See also: [State Transition Review](/codex/state-transition-review).
State Machine Testing models the system as a state machine with a set of states and transitions between them. State machine testing focuses on testing all possible transitions of a certain fixed length (for example all transition sequences of 1-2 transitions).
### Worked example
Let's look at the OpenZeppelin Counters implementation.
-- CODE language-solidity --
/**
* @title Counters
* @author Matt Condon (@shrugs)
* @dev Provides counters that can only be incremented, decremented or reset. This can be used e.g. to track the number
* of elements in a mapping, issuing ERC721 ids, or counting request ids.
*
* Include with `using Counters for Counters.Counter;`
*/
library Counters {
struct Counter {
// This variable should never be directly accessed by users of the library: interactions must be restricted to
// the library's function. As of Solidity v0.5.2, this cannot be enforced, though there is a proposal to add
// this feature: see https://github.com/ethereum/solidity/issues/4637
uint256 _value; // default: 0
}
function current(Counter storage counter) internal view returns (uint256) {
return counter._value;
}
function increment(Counter storage counter) internal {
unchecked {
counter._value += 1;
}
}
function decrement(Counter storage counter) internal {
uint256 value = counter._value;
require(value > 0, "Counter: decrement overflow");
unchecked {
counter._value = value - 1;
}
}
function reset(Counter storage counter) internal {
counter._value = 0;
}
}
We can immediately identify each state by the number `_value` and three possible transitions:
- `increment` which moves us from state `n` to `n + 1`
- `decrement` which moves us from state `n` to `n - 1`
- `reset` which moves us from state `n` to `0` .

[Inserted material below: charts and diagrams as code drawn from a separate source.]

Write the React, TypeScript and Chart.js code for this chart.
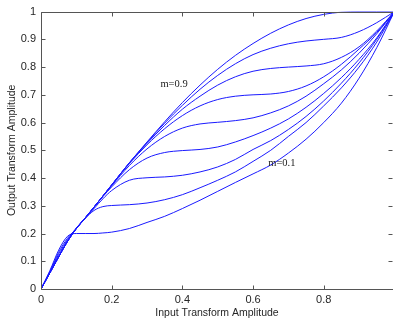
import { useEffect, useRef } from 'react';
import { Chart, registerables } from 'chart.js';

Chart.register(...registerables);

// Input transform amplitude (shared x positions)
const inputAmplitude = [0, 0.025, 0.05, 0.075, 0.1, 0.125, 0.15, 0.175, 0.2, 0.25, 0.3, 0.35, 0.4, 0.45, 0.5, 0.55, 0.6, 0.65, 0.7, 0.75, 0.8, 0.85, 0.9, 0.95, 1];

// Output transform amplitude for each m
const outM01 = [0, 0.066, 0.14, 0.19, 0.2, 0.2, 0.2, 0.202, 0.205, 0.218, 0.24, 0.262, 0.29, 0.32, 0.352, 0.384, 0.415, 0.447, 0.49, 0.54, 0.6, 0.67, 0.76, 0.87, 1];
const outM02 = [0, 0.062, 0.132, 0.183, 0.218, 0.254, 0.283, 0.297, 0.301, 0.304, 0.31, 0.322, 0.34, 0.365, 0.392, 0.422, 0.46, 0.5, 0.55, 0.6, 0.66, 0.725, 0.8, 0.89, 1];
const outM03 = [0, 0.06, 0.125, 0.178, 0.22, 0.256, 0.29, 0.325, 0.355, 0.392, 0.401, 0.404, 0.41, 0.422, 0.44, 0.467, 0.503, 0.535, 0.575, 0.622, 0.678, 0.742, 0.815, 0.9, 1];
const outM04 = [0, 0.058, 0.116, 0.172, 0.218, 0.256, 0.295, 0.333, 0.368, 0.43, 0.472, 0.492, 0.499, 0.503, 0.512, 0.53, 0.553, 0.58, 0.613, 0.655, 0.705, 0.762, 0.828, 0.905, 1];
const outM05 = [0, 0.058, 0.116, 0.172, 0.218, 0.256, 0.295, 0.334, 0.372, 0.445, 0.505, 0.55, 0.58, 0.595, 0.601, 0.607, 0.617, 0.635, 0.66, 0.695, 0.74, 0.79, 0.85, 0.92, 1];
const outM06 = [0, 0.058, 0.116, 0.172, 0.218, 0.256, 0.295, 0.335, 0.375, 0.452, 0.52, 0.578, 0.625, 0.66, 0.683, 0.695, 0.7, 0.703, 0.712, 0.732, 0.765, 0.81, 0.865, 0.925, 1];
const outM07 = [0, 0.058, 0.116, 0.172, 0.218, 0.256, 0.295, 0.335, 0.375, 0.455, 0.525, 0.59, 0.648, 0.695, 0.735, 0.765, 0.785, 0.795, 0.8, 0.804, 0.812, 0.835, 0.873, 0.93, 1];
const outM08 = [0, 0.058, 0.116, 0.172, 0.218, 0.256, 0.295, 0.335, 0.375, 0.455, 0.528, 0.598, 0.662, 0.72, 0.77, 0.812, 0.845, 0.868, 0.884, 0.894, 0.9, 0.907, 0.928, 0.96, 1];
const outM09 = [0, 0.058, 0.116, 0.172, 0.218, 0.256, 0.295, 0.335, 0.375, 0.455, 0.53, 0.603, 0.672, 0.735, 0.792, 0.842, 0.885, 0.922, 0.952, 0.975, 0.99, 0.998, 1, 1, 1];

const seriesNames = ['m=0.1', 'm=0.2', 'm=0.3', 'm=0.4', 'm=0.5', 'm=0.6', 'm=0.7', 'm=0.8', 'm=0.9'];

// In-plot annotation texts and their data positions
const noteTexts = ['m=0.9', 'm=0.1'];
const noteX = [0.338, 0.643];
const noteY = [0.737, 0.452];

const xTitle = 'Input Transform Amplitude';
const yTitle = 'Output Transform Amplitude';

const fmt = (v: number | string) => String(Number(Number(v).toFixed(3)));

const framePlugin = {
  id: 'matlabFrame',
  afterDraw(chart: any) {
    const { ctx, chartArea } = chart;
    const { left, right, top, bottom } = chartArea;
    const xs = chart.scales.x;
    const ys = chart.scales.y;
    ctx.save();
    ctx.strokeStyle = '#555';
    ctx.lineWidth = 1;
    const L = Math.round(left) + 0.5;
    const T = Math.round(top) + 0.5;
    const B = Math.round(bottom) + 0.5;
    const R = Math.round(right) - 0.5;
    ctx.beginPath();
    ctx.moveTo(L, T); ctx.lineTo(right, T);
    ctx.moveTo(L, B); ctx.lineTo(right, B);
    ctx.moveTo(L, T); ctx.lineTo(L, B);
    ctx.stroke();
    const tl = 4;
    ctx.beginPath();
    xs.ticks.forEach((t: any) => {
      const px = Math.round(xs.getPixelForValue(t.value)) + 0.5;
      ctx.moveTo(px, B); ctx.lineTo(px, B - tl);
      ctx.moveTo(px, T); ctx.lineTo(px, T + tl);
    });
    ys.ticks.forEach((t: any) => {
      const py = Math.round(ys.getPixelForValue(t.value)) + 0.5;
      ctx.moveTo(L, py); ctx.lineTo(L + tl, py);
      ctx.moveTo(R, py); ctx.lineTo(R - tl, py);
    });
    ctx.stroke();
    // annotations
    ctx.fillStyle = '#222';
    ctx.font = '10.5px "Liberation Serif", "Times New Roman", serif';
    ctx.textAlign = 'left';
    ctx.textBaseline = 'middle';
    noteTexts.forEach((txt, i) => {
      ctx.fillText(txt, xs.getPixelForValue(noteX[i]), ys.getPixelForValue(noteY[i]));
    });
    ctx.restore();
  },
};

export default function App() {
  const ref = useRef<HTMLCanvasElement>(null);
  useEffect(() => {
    const canvas = ref.current;
    if (!canvas) return;
    const series = [outM01, outM02, outM03, outM04, outM05, outM06, outM07, outM08, outM09];
    const tickFont = { family: '"Liberation Sans", Arial, sans-serif', size: 11 };
    const titleFont = { family: '"Liberation Sans", Arial, sans-serif', size: 10.5 };
    const chart = new Chart(canvas, {
      type: 'line',
      data: {
        datasets: series.map((ys, i) => ({
          label: seriesNames[i],
          data: inputAmplitude.map((x, j) => ({ x, y: ys[j] })),
          borderColor: '#1a1aff',
          borderWidth: 1,
          pointRadius: 0,
          fill: false,
          cubicInterpolationMode: 'monotone' as const,
        })),
      },
      options: {
        responsive: false,
        animation: false,
        devicePixelRatio: 1,
        layout: { padding: { top: 10, right: 0, left: 0, bottom: 0 } },
        plugins: { legend: { display: false }, tooltip: { enabled: false }, title: { display: false } },
        scales: {
          x: {
            type: 'linear',
            min: 0,
            max: 0.996,
            grid: { display: false, drawTicks: false },
            border: { display: false },
            ticks: {
              stepSize: 0.2,
              includeBounds: false,
              maxRotation: 0,
              padding: 4,
              color: '#262626',
              font: tickFont,
              callback: (v: any) => fmt(v),
            },
            title: { display: true, text: xTitle, color: '#262626', font: titleFont, padding: { top: 0, bottom: 5 } },
            afterFit: (s: any) => { s.height = 35; },
          },
          y: {
            type: 'linear',
            min: 0,
            max: 1,
            grid: { display: false, drawTicks: false },
            border: { display: false },
            ticks: {
              stepSize: 0.1,
              padding: 5,
              color: '#262626',
              font: tickFont,
              callback: (v: any) => fmt(v),
            },
            title: { display: true, text: yTitle, color: '#262626', font: titleFont, padding: { top: 6, bottom: 0 } },
            afterFit: (s: any) => { s.width = 41; },
          },
        },
      },
      plugins: [framePlugin],
    } as any);
    return () => chart.destroy();
  }, []);
  return (
    <div style={{ position: 'fixed', left: 0, top: 0, width: 393, height: 324, background: '#fff', overflow: 'hidden' }}>
      <canvas ref={ref} width={393} height={324} style={{ display: 'block' }} />
    </div>
  );
}
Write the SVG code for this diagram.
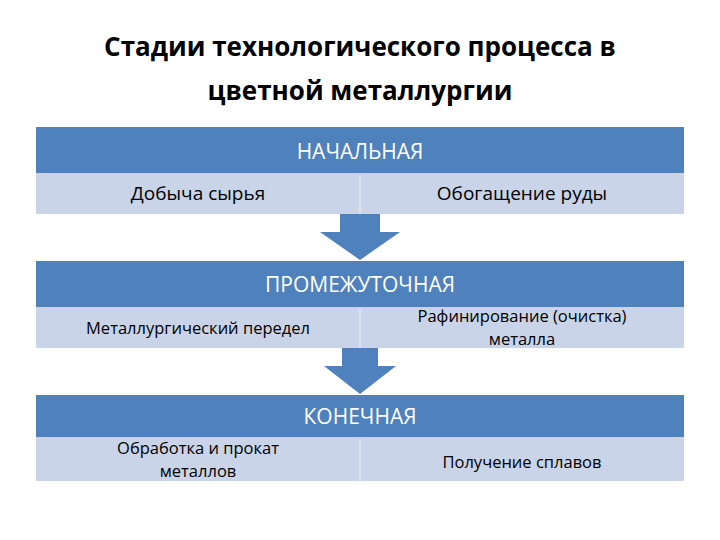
<svg xmlns="http://www.w3.org/2000/svg" width="720" height="540" viewBox="0 0 720 540">
<style>
text{font-family:"Open Sans","Noto Sans",sans-serif;fill:#000}
.t{font-size:26px;font-weight:bold;text-anchor:middle}
.h{fill:#4f81bd}
.l{fill:#c9d4e8}
.ht{font-size:21px;fill:#fff;text-anchor:middle}
.c{font-size:19px;text-anchor:middle}
.s{font-size:16.5px;text-anchor:middle}
.d{stroke:#dfe6f2;stroke-width:1.5}
.a{fill:#4f81bd}
</style>
<rect width="720" height="540" fill="#fff"/>
<g id="title"><text class="t" x="360" y="56">Стадии технологического процесса в</text><text class="t" x="360" y="100">цветной металлургии</text></g>
<g id="connectors">
<path class="a" d="M340,214H380V232H400L360,260L320,232H340Z"/>
<path class="a" d="M342,348H378V366H396L360,394L324,366H342Z"/>
</g>
<g id="stage1">
<rect class="h" x="36" y="127" width="648" height="46"/>
<text class="ht" x="360" y="159">НАЧАЛЬНАЯ</text>
<rect class="l" x="36" y="173" width="648" height="41"/>
<line class="d" x1="360" y1="175" x2="360" y2="214"/>
<text class="c" x="198" y="200">Добыча сырья</text>
<text class="c" x="522" y="200">Обогащение руды</text>
</g>
<g id="stage2">
<rect class="h" x="36" y="261" width="648" height="46"/>
<text class="ht" x="360" y="292">ПРОМЕЖУТОЧНАЯ</text>
<rect class="l" x="36" y="307" width="648" height="41"/>
<line class="d" x1="360" y1="309" x2="360" y2="348"/>
<text class="s" x="198" y="334">Металлургический передел</text>
<text class="s" x="522" y="322">Рафинирование (очистка)</text>
<text class="s" x="522" y="345">металла</text>
</g>
<g id="stage3">
<rect class="h" x="36" y="395" width="648" height="42"/>
<text class="ht" x="360" y="424">КОНЕЧНАЯ</text>
<rect class="l" x="36" y="437" width="648" height="44"/>
<line class="d" x1="360" y1="439" x2="360" y2="481"/>
<text class="s" x="198" y="454">Обработка и прокат</text>
<text class="s" x="198" y="477">металлов</text>
<text class="s" x="522" y="468">Получение сплавов</text>
</g>
</svg>
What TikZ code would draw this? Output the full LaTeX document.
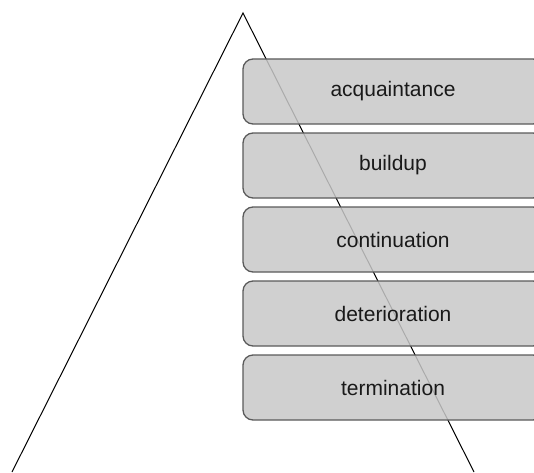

Let's assume we want to test all 2-sequences of transitions. In that case we still have `MAX_UINT256` possible states to test which is too many. Instead, by using [Equivalence Partitioning](/codex/equivalence-partitioning) and [Boundary Value Analysis](/codex/boundary-value-analysis), we can identify two equivalence classes `{0}` and `1+` with 4 meaningful starting states to test:
- `0` – boundary value
- `1` – boundary value
- `93588` – representative value of equivalence class
- `MAX_UINT256` – boundary value.
For each starting states we could test the 9 possible combinations of transitions.